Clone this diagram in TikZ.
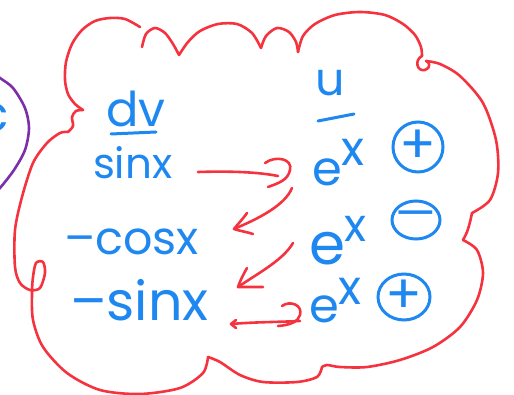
\documentclass[tikz,border=0pt]{standalone}
\usepackage{fontspec}
\setmainfont{Poppins}
\definecolor{ink}{HTML}{1E88F0}
\definecolor{pen}{HTML}{F5333F}
\definecolor{cpurple}{HTML}{7B2FA8}
\tikzset{
  redline/.style={draw=pen, line width=2.6pt, line cap=round, line join=round},
  purpleline/.style={draw=cpurple, line width=2.6pt, line cap=round},
  blueline/.style={draw=ink, line width=3pt, line cap=round},
  ring/.style={draw=ink, line width=3pt},
  word/.style={text=ink, inner sep=0pt, outer sep=0pt, anchor=base west},
  sign/.style={text=ink, inner sep=0pt, outer sep=0pt},
}
\newcommand{\fs}[1]{\fontsize{#1}{#1}\selectfont}
\begin{document}
\begin{tikzpicture}[x=1pt,y=-1pt]
\useasboundingbox (0,0) rectangle (514,395);
\clip (0,0) rectangle (514,395);

% neighbouring bubble on the left
\draw[purpleline] plot[smooth] coordinates {(-8,72) (0,78) (13,88) (25,108) (29,128) (25,150) (14,170) (0,188) (-8,196)};
\node[word, anchor=east, font=\fs{50}] (cl) at (9,118) {c};

% cloud outline, lobe by lobe
\draw[redline] plot[smooth] coordinates {(142,47) (146,34) (155,28) (165,33) (173,44) (179,55)};
\draw[redline] plot[smooth] coordinates {(179,55) (188,42) (200,31) (218,24) (237,24) (252,33) (261,48)};
\draw[redline] plot[smooth] coordinates {(261,48) (266,36) (277,28) (289,32) (296,42) (298,52)};
\draw[redline] plot[smooth] coordinates {(298,52) (303,36) (315,24) (335,15) (360,12) (385,15) (403,24) (415,35) (421,47) (422,56)};
\draw[redline] (422,56) .. controls (414,60) and (417,72) .. (425,70) .. controls (431,68) and (430,62) .. (426,61);
\draw[redline] plot[smooth] coordinates {(426,61) (440,64) (460,76) (483,103) (496,140) (498,173) (490,200) (472,213)};
\draw[redline] plot[smooth] coordinates {(472,213) (470,222) (467,232) (463,240)};
\draw[redline] plot[smooth] coordinates {(463,240) (477,250) (483,273) (477,300) (460,327) (433,347) (400,360) (367,367) (340,367) (327,365) (322,367)};
\draw[redline] plot[smooth] coordinates {(322,367) (317,377) (297,382) (263,382) (240,375) (220,362) (208,357)};
\draw[redline] plot[smooth] coordinates {(208,357) (203,373) (180,388) (140,394) (100,390) (67,373) (43,347) (33,320) (32,293) (33,277) (36,263) (43,262) (45,273) (40,288) (30,290) (20,283) (15,267) (15,230) (22,197) (33,163) (47,143) (60,133) (68,132)};
\draw[redline] plot[smooth] coordinates {(68,132) (73,126) (72,117) (76,111) (83,110)};
\draw[redline] plot[smooth] coordinates {(83,110) (75,104) (68,94) (65,80) (66,62) (72,44) (82,30) (95,21) (110,18) (125,19) (140,27)};

% column heads
\node[word, font=\fs{48}] (dv) at (106,127) {dv};
\draw[blueline] (111,134) -- (156,132);
\node[word, font=\fs{46}] (u) at (315,96) {u};
\draw[blueline] (318,121) -- (354,114);

% left column
\node[word, font=\fs{42}] (s1) at (93,179) {sinx};
\node[word, font=\fs{46}] (c1) at (64,255) {–cosx};
\node[word, font=\fs{54}] (s2) at (70,320) {–sinx};

% right column
\node[word, font=\fs{48}] (e1) at (312,186) {e\raisebox{0.42em}{x}};
\node[word, font=\fs{58}] (e2) at (309,265) {e\raisebox{0.4em}{\fs{46}x}};
\node[word, font=\fs{48}] (e3) at (309,323) {e\raisebox{0.38em}{x}};

% signs
\node[sign, font=\fs{54}] (p1) at (418,147) {+};
\draw[ring] (p1.center) ellipse [x radius=25, y radius=25];
\node[sign, font=\fs{46}] (m1) at (416,220) {—};
\draw[ring] (m1.center) ellipse [x radius=24, y radius=19];
\node[sign, font=\fs{54}] (p2) at (404,297) {+};
\draw[ring] (p2.center) ellipse [x radius=26, y radius=23];

% arrows between the columns
\coordinate (a1s) at (198,172);
\coordinate (a1e) at (278,176);
\draw[redline] (a1s) .. controls (230,171) and (258,172) .. (a1e);
\draw[redline] (265,163) .. controls (276,155) and (293,159) .. (290,170) .. controls (288,180) and (279,183) .. (268,187);

\coordinate (a2s) at (292,188);
\coordinate (a2e) at (234,229);
\draw[redline] (a2s) .. controls (285,205) and (260,218) .. (a2e);
\draw[redline] (247,213) .. controls (242,220) and (237,225) .. (a2e) .. controls (240,231) and (247,232) .. (253,234);

\coordinate (a3s) at (293,243);
\coordinate (a3e) at (238,287);
\draw[redline] (a3s) .. controls (283,260) and (260,272) .. (a3e);
\draw[redline] (247,268) .. controls (243,275) and (240,281) .. (a3e) .. controls (246,287) and (255,287) .. (263,287);

\coordinate (a4s) at (231,324);
\coordinate (a4e) at (300,321);
\draw[redline] (a4s) .. controls (255,322) and (280,322) .. (a4e);
\draw[redline] (236,320) -- (a4s) -- (236,328);
\draw[redline] (282,306) .. controls (290,300) and (303,305) .. (300,315) .. controls (298,322) and (290,325) .. (278,326);
\end{tikzpicture}
\end{document}
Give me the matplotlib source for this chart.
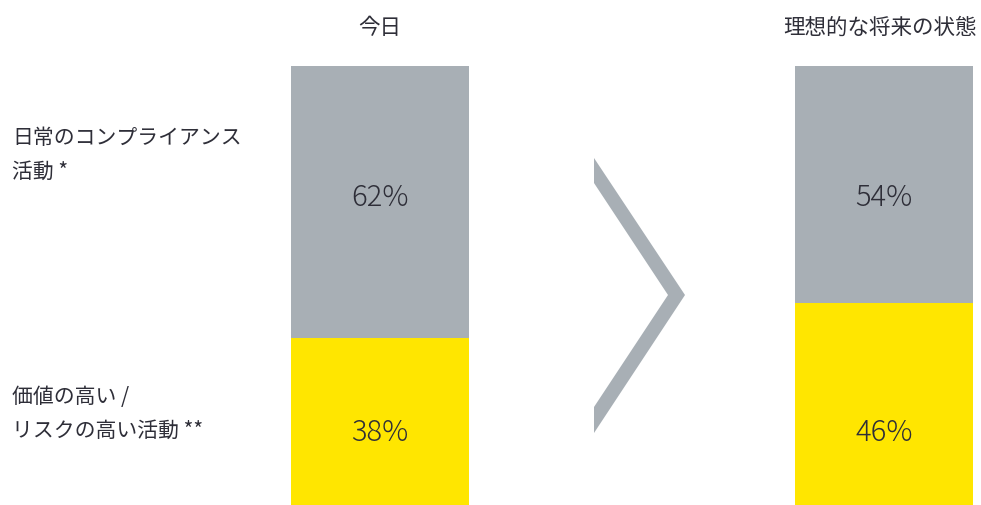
import matplotlib
matplotlib.use("Agg")
import matplotlib.pyplot as plt
from matplotlib.patches import Polygon

plt.rcParams['font.family'] = ['Noto Sans CJK JP', 'DejaVu Sans']

# data
states = ["今日", "理想的な将来の状態"]
routine = [62, 54]      # 日常のコンプライアンス活動
high_value = [38, 46]   # 価値の高い / リスクの高い活動
row_labels = ["日常のコンプライアンス\n活動 *", "価値の高い /\nリスクの高い活動 **"]

GRAY = "#A8AFB5"
YELLOW = "#FFE600"
TEXT = "#2E2E38"

W, H = 981, 505
fig = plt.figure(figsize=(W / 100, H / 100), dpi=100)

# bars axes: covers the area from the bar tops (y=66px) to the bottom
ax = fig.add_axes([0, 0, 1, (H - 66) / H])
x = [0, 1]
ax.bar(x, high_value, width=0.353, color=YELLOW, linewidth=0)
ax.bar(x, routine, width=0.353, bottom=high_value, color=GRAY, linewidth=0)
ax.set_xlim(-380 / 504, 1 + 97 / 504)
ax.set_ylim(0, 100)
ax.axis("off")

for xi, r, h in zip(x, routine, high_value):
    ax.text(xi, 70, f"{r}%", ha="center", va="center", fontsize=21,
            color=TEXT, fontweight="light")
    ax.text(xi, 16.4, f"{h}%", ha="center", va="center", fontsize=21,
            color=TEXT, fontweight="light")

# overlay in pixel coordinates for titles, row labels and the chevron
ov = fig.add_axes([0, 0, 1, 1])
ov.set_xlim(0, W)
ov.set_ylim(H, 0)
ov.axis("off")
ov.patch.set_alpha(0)

chevron = [(594, 158), (685, 295), (594, 433), (594, 407), (668, 295), (594, 183)]
ov.add_patch(Polygon(chevron, closed=True, color=GRAY, linewidth=0))

for cx, t in zip([380, 880], states):
    ov.text(cx, 28, t, ha="center", va="center", fontsize=15.5, color=TEXT)

for ly, t in zip([155, 414], row_labels):
    ov.text(12, ly, t, ha="left", va="center", fontsize=15, color=TEXT,
            linespacing=1.7)

fig.savefig("out.png", dpi=100)
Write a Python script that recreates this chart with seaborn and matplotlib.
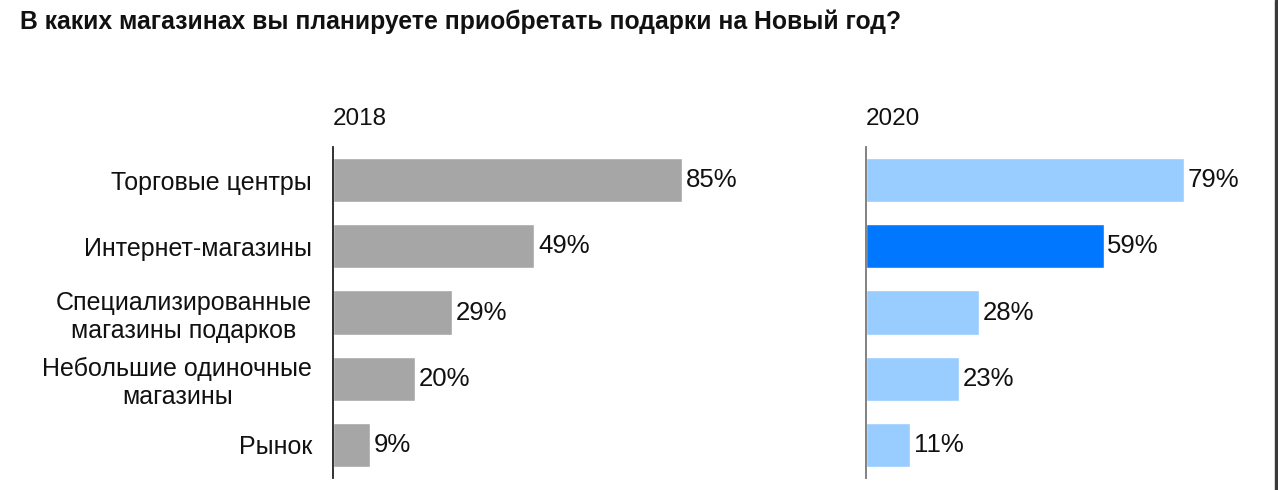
import pandas as pd
import matplotlib.pyplot as plt
import seaborn as sns
from matplotlib.patches import Rectangle

# data
categories = ['Торговые центры', 'Интернет-магазины',
              'Специализированные\nмагазины подарков',
              'Небольшие одиночные\nмагазины', 'Рынок']
values_2018 = [85, 49, 29, 20, 9]
values_2020 = [79, 59, 28, 23, 11]
years = ['2018', '2020']
colors_2018 = ['#a6a6a6'] * 5
colors_2020 = ['#99ccff', '#0077ff', '#99ccff', '#99ccff', '#99ccff']

df = pd.DataFrame({'Магазин': categories, '2018': values_2018, '2020': values_2020})

sns.set_theme(style='white')
plt.rcParams['font.family'] = ['Liberation Sans', 'DejaVu Sans']

fig = plt.figure(figsize=(12.78, 4.9), dpi=100)
ax1 = fig.add_axes([333 / 1278, 12 / 490, 411 / 1278, 331 / 490])
ax2 = fig.add_axes([866 / 1278, 12 / 490, 403 / 1278, 331 / 490])

for ax, year, colors, spine_color in [(ax1, '2018', colors_2018, '#222222'),
                                      (ax2, '2020', colors_2020, '#777777')]:
    sns.barplot(data=df, y='Магазин', x=year, hue='Магазин', palette=colors,
                legend=False, width=0.667, saturation=1, ax=ax, orient='h')
    ax.set_xlim(0, 100)
    ax.set_ylim(4.5, -0.5)
    ax.set_xlabel('')
    ax.set_ylabel('')
    ax.set_xticks([])
    for s in ['top', 'right', 'bottom']:
        ax.spines[s].set_visible(False)
    ax.spines['left'].set_color(spine_color)
    ax.spines['left'].set_linewidth(1.3)
    for i, v in enumerate(df[year]):
        ax.text(v + 0.9, i, f'{v}%', va='center', ha='left', fontsize=18.5, color='#111111')
    ax.text(0, -0.75, year, ha='left', va='bottom', fontsize=17.5, color='#111111')

ax1.tick_params(axis='y', length=0, pad=15, labelsize=18, labelcolor='#111111')
for lbl in ax1.get_yticklabels():
    lbl.set_multialignment('center')
ax2.set_yticks([])

fig.text(20 / 1278, 1 - 29 / 490, 'В каких магазинах вы планируете приобретать подарки на Новый год?',
         ha='left', va='baseline', fontsize=17.8, fontweight='bold', color='#111111')

# dark strip on the right edge of the screenshot
fig.patches.append(Rectangle((1275 / 1278, 0), 3 / 1278, 1, transform=fig.transFigure,
                             color='#3a3a3a', zorder=10))

fig.savefig('out.png', dpi=100)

* Description of the task: Print the entries as they stand, first line through the line holding "(cl) at (9,118)", with every picture removed.

* Finished task:
Clone this diagram in TikZ.
\documentclass[tikz,border=0pt]{standalone}
\usepackage{fontspec}
\setmainfont{Poppins}
\definecolor{ink}{HTML}{1E88F0}
\definecolor{pen}{HTML}{F5333F}
\definecolor{cpurple}{HTML}{7B2FA8}
\tikzset{
  redline/.style={draw=pen, line width=2.6pt, line cap=round, line join=round},
  purpleline/.style={draw=cpurple, line width=2.6pt, line cap=round},
  blueline/.style={draw=ink, line width=3pt, line cap=round},
  ring/.style={draw=ink, line width=3pt},
  word/.style={text=ink, inner sep=0pt, outer sep=0pt, anchor=base west},
  sign/.style={text=ink, inner sep=0pt, outer sep=0pt},
}
\newcommand{\fs}[1]{\fontsize{#1}{#1}\selectfont}
\begin{document}
\begin{tikzpicture}[x=1pt,y=-1pt]
\useasboundingbox (0,0) rectangle (514,395);
\clip (0,0) rectangle (514,395);

% neighbouring bubble on the left
\draw[purpleline] plot[smooth] coordinates {(-8,72) (0,78) (13,88) (25,108) (29,128) (25,150) (14,170) (0,188) (-8,196)};
\node[word, anchor=east, font=\fs{50}] (cl) at (9,118) {c};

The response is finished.